Sitting down to write this review, I first took a quick look at the New York Times Breaking News feed to find this astonishingly apropos notice: “Leonardo da Vinci’s ‘Salvator Mundi,’ considered either the most important old master work to be auctioned in a generation or a damaged painting hyped by savvy marketing, sold on Wednesday night for $450.3 million with fees, a record for any work of art sold at auction.”
Revealing how — and why — van Meegeren proves his “innocence” would be to spoil one of the many pleasures of The Craftsman. Part courtroom drama, part psychological study of obsession, the play manages to include a sweeping discussion of important questions about art and artifice, lying and forgery, hatred and revenge, anti-Semitism and homophobia. Director M. Craig Getting manages to keep all these ideas bouncing through scene change after scene change.

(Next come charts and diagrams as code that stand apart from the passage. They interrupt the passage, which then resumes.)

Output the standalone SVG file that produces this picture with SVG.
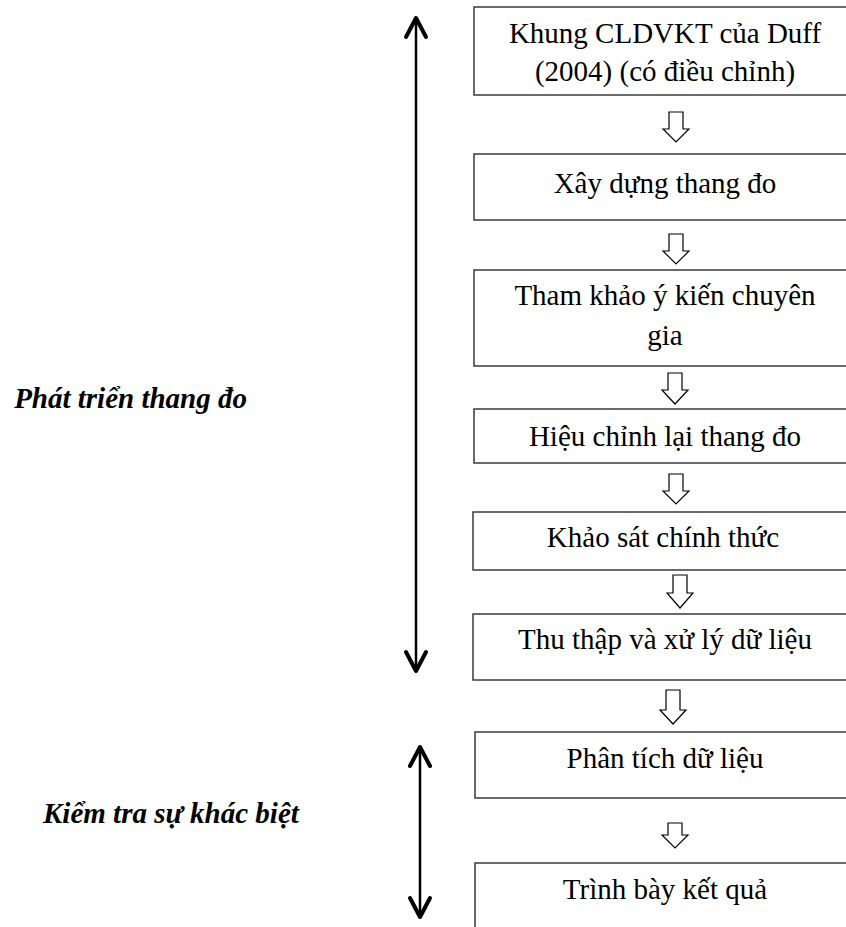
<svg xmlns="http://www.w3.org/2000/svg" width="846" height="927" viewBox="0 0 846 927">
  <style>
    .box { fill: #fff; stroke: #3a3a3a; stroke-width: 1.5; }
    .txt { font-family: "Liberation Serif", "Times New Roman", serif; font-size: 29px; fill: #000; text-anchor: middle; }
    .lbl { font-family: "Liberation Serif", "Times New Roman", serif; font-size: 29px; font-weight: bold; font-style: italic; fill: #000; }
    .flow { fill: #fff; stroke: #000; stroke-width: 1.2; stroke-linejoin: miter; }
    .span { fill: none; stroke: #000; stroke-width: 2.5; }
    .head { fill: none; stroke: #000; stroke-width: 4; stroke-linecap: round; stroke-linejoin: round; }
  </style>

  <!-- process steps -->
  <g id="step-khung">
    <rect class="box" x="474" y="7" width="382" height="88"/>
    <text class="txt" x="665" y="43">Khung CLDVKT của Duff</text>
    <text class="txt" x="665" y="81">(2004) (có điều chỉnh)</text>
  </g>
  <g id="step-xay-dung">
    <rect class="box" x="474" y="154" width="382" height="66"/>
    <text class="txt" x="665" y="193">Xây dựng thang đo</text>
  </g>
  <g id="step-tham-khao">
    <rect class="box" x="474" y="270" width="382" height="96"/>
    <text class="txt" x="665" y="305">Tham khảo ý kiến chuyên</text>
    <text class="txt" x="665" y="345">gia</text>
  </g>
  <g id="step-hieu-chinh">
    <rect class="box" x="474" y="409" width="382" height="54"/>
    <text class="txt" x="665" y="446">Hiệu chỉnh lại thang đo</text>
  </g>
  <g id="step-khao-sat">
    <rect class="box" x="473" y="512" width="383" height="58"/>
    <text class="txt" x="663" y="547">Khảo sát chính thức</text>
  </g>
  <g id="step-thu-thap">
    <rect class="box" x="473" y="614" width="383" height="66"/>
    <text class="txt" x="665" y="649">Thu thập và xử lý dữ liệu</text>
  </g>
  <g id="step-phan-tich">
    <rect class="box" x="475" y="732" width="381" height="66"/>
    <text class="txt" x="665" y="768">Phân tích dữ liệu</text>
  </g>
  <g id="step-trinh-bay">
    <rect class="box" x="475" y="863" width="381" height="80"/>
    <text class="txt" x="665" y="899">Trình bày kết quả</text>
  </g>

  <!-- phase labels -->
  <g id="phase-phat-trien">
    <text class="lbl" x="247" y="408" text-anchor="end">Phát triển thang đo</text>
  </g>
  <g id="phase-kiem-tra">
    <text class="lbl" x="43" y="823">Kiểm tra sự khác biệt</text>
  </g>

  <!-- connectors: hollow block arrows between steps, span arrows for phases -->
  <g id="connectors">
    <polygon class="flow" points="669,112 683,112 683,129 689,129 676,142 663,129 669,129"/>
    <polygon class="flow" points="669,234 683,234 683,251 689,251 676,264 663,251 669,251"/>
    <polygon class="flow" points="668,373 682,373 682,390 688,390 675,404 662,390 668,390"/>
    <polygon class="flow" points="669,474 683,474 683,491 689,491 676,504 663,491 669,491"/>
    <polygon class="flow" points="673,575 687,575 687,593 693,593 680,608 667,593 673,593"/>
    <polygon class="flow" points="666,690 680,690 680,710 686,710 673,724 660,710 666,710"/>
    <polygon class="flow" points="668,823 682,823 682,835 688,835 675,848 662,835 668,835"/>

    <line class="span" x1="416" y1="19" x2="416" y2="669"/>
    <polyline class="head" points="406,37 416,18 426,37"/>
    <polyline class="head" points="406,652 416,671 426,652"/>

    <line class="span" x1="420" y1="748" x2="420" y2="916"/>
    <polyline class="head" points="410,766 420,747 430,766"/>
    <polyline class="head" points="410,898 420,917 430,898"/>
  </g>
</svg>
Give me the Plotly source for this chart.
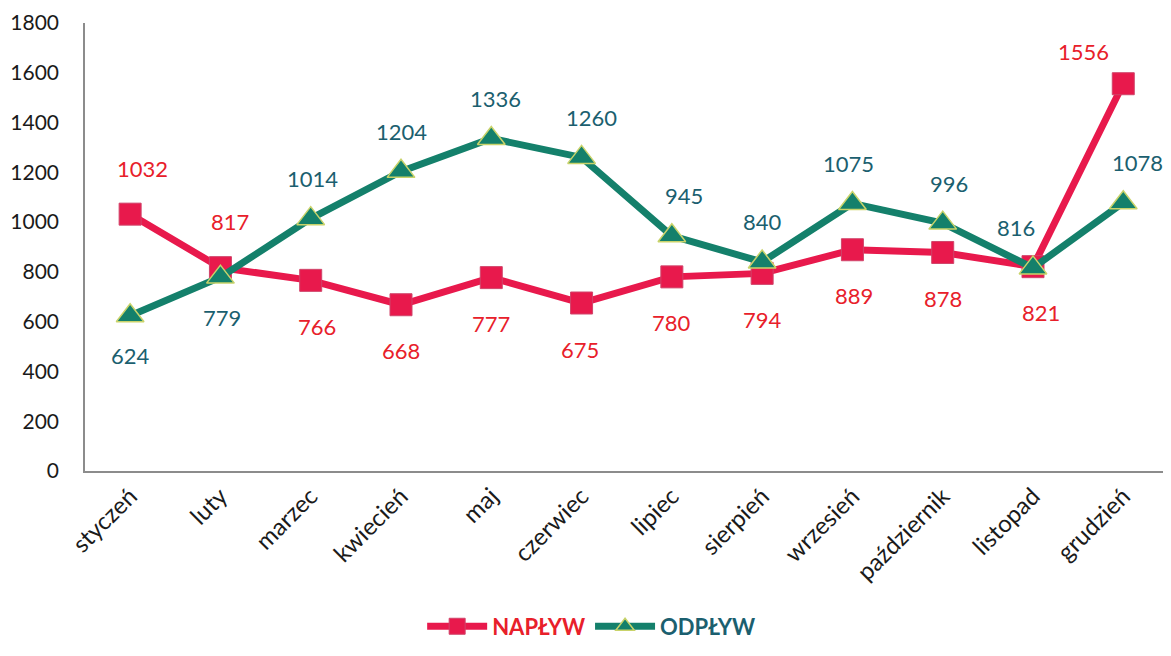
import plotly.graph_objects as go

months = ["styczeń", "luty", "marzec", "kwiecień", "maj", "czerwiec", "lipiec",
          "sierpień", "wrzesień", "październik", "listopad", "grudzień"]
naplyw = [1032, 817, 766, 668, 777, 675, 780, 794, 889, 878, 821, 1556]
odplyw = [624, 779, 1014, 1204, 1336, 1260, 945, 840, 1075, 996, 816, 1078]

# label placement: +1 above, -1 below
naplyw_pos = [1, 1, -1, -1, -1, -1, -1, -1, -1, -1, -1, 1]
odplyw_pos = [-1, -1, 1, 1, 1, 1, 1, 1, 1, 1, 1, 1]
naplyw_xs = [12, 10, 6, 0, 0, -2, 0, 0, 2, 0, 8, -40]
odplyw_xs = [0, 2, 2, 0, 4, 10, 12, 0, -4, 6, -17, 14]

RED = "#E8194C"
RED_TXT = "#E8202A"
TEAL = "#14806B"
TEAL_TXT = "#1B5F6F"
FONT = "Lato"

fig = go.Figure()
fig.add_trace(go.Scatter(
    x=months, y=naplyw, mode="lines+markers",
    name=f"<span style='color:{RED_TXT}'><b>NAPŁYW</b></span>",
    line=dict(color=RED, width=7),
    marker=dict(symbol="square", size=22, color=RED, line=dict(color="#D0446A", width=1)),
))
fig.add_trace(go.Scatter(
    x=months, y=odplyw, mode="lines+markers",
    name=f"<span style='color:{TEAL_TXT}'><b>ODPŁYW</b></span>",
    line=dict(color=TEAL, width=7),
    marker=dict(symbol="triangle-up", size=24, color=TEAL, line=dict(color="#C9D36A", width=1.5)),
))

for m, v, p, xs in zip(months, naplyw, naplyw_pos, naplyw_xs):
    ys = 46 * p if v != 1556 else 32
    fig.add_annotation(x=m, y=v, text=str(v), showarrow=False, xshift=xs, yshift=ys,
                       font=dict(family=FONT, size=22, color=RED_TXT))
for m, v, p, xs in zip(months, odplyw, odplyw_pos, odplyw_xs):
    fig.add_annotation(x=m, y=v, text=str(v), showarrow=False, xshift=xs, yshift=40 * p,
                       font=dict(family=FONT, size=22, color=TEAL_TXT))

# page body has an 8px default margin, so the figure is sized to fit inside the window
fig.update_layout(
    width=1155, height=640,
    margin=dict(l=77, r=0, t=15, b=167),
    paper_bgcolor="white", plot_bgcolor="white",
    font=dict(family=FONT, size=22, color="#1a1a1a"),
    showlegend=True,
    legend=dict(orientation="h", x=0.47, xanchor="center", y=-0.347, yanchor="middle",
                font=dict(family=FONT, size=22), itemwidth=60),
    xaxis=dict(showline=True, linecolor="#8c8c8c", linewidth=1.5, showgrid=False,
               tickangle=-45, ticks="", tickfont=dict(family=FONT, size=24, color="#1a1a1a"),
               range=[-0.5, 11.44], automargin=False),
    yaxis=dict(range=[0, 1800], dtick=200, showline=True, linecolor="#8c8c8c", linewidth=1.5,
               showgrid=False, zeroline=False, ticks="", ticklabelstandoff=20,
               tickfont=dict(family=FONT, size=21, color="#1a1a1a"), automargin=False),
)

fig.write_html("out.html")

As van Meegeren, Anthony Lawton persuades us that this vile, fanatical painter is both shrewd and pitiable — and, oddly, right. His opponent is the self-important art critic, Abraham Bredius (Paul L. Nolan, wonderfully pompous), a grudge incarnate. As the new head of the Dutch postwar government, Joseph Pillel (Ian Merrill Peakes is superb) is a tormented former Resistance officer with too much power. The prosecuting lawyer (the fine Dan Hodge) is a Jew with too much honor to compromise a case, even when it would be to his advantage. Mary Lee Bednarek as van Meegeren’s clueless wife, and Brian McCann (outstanding in several small roles) round out this tip-top cast.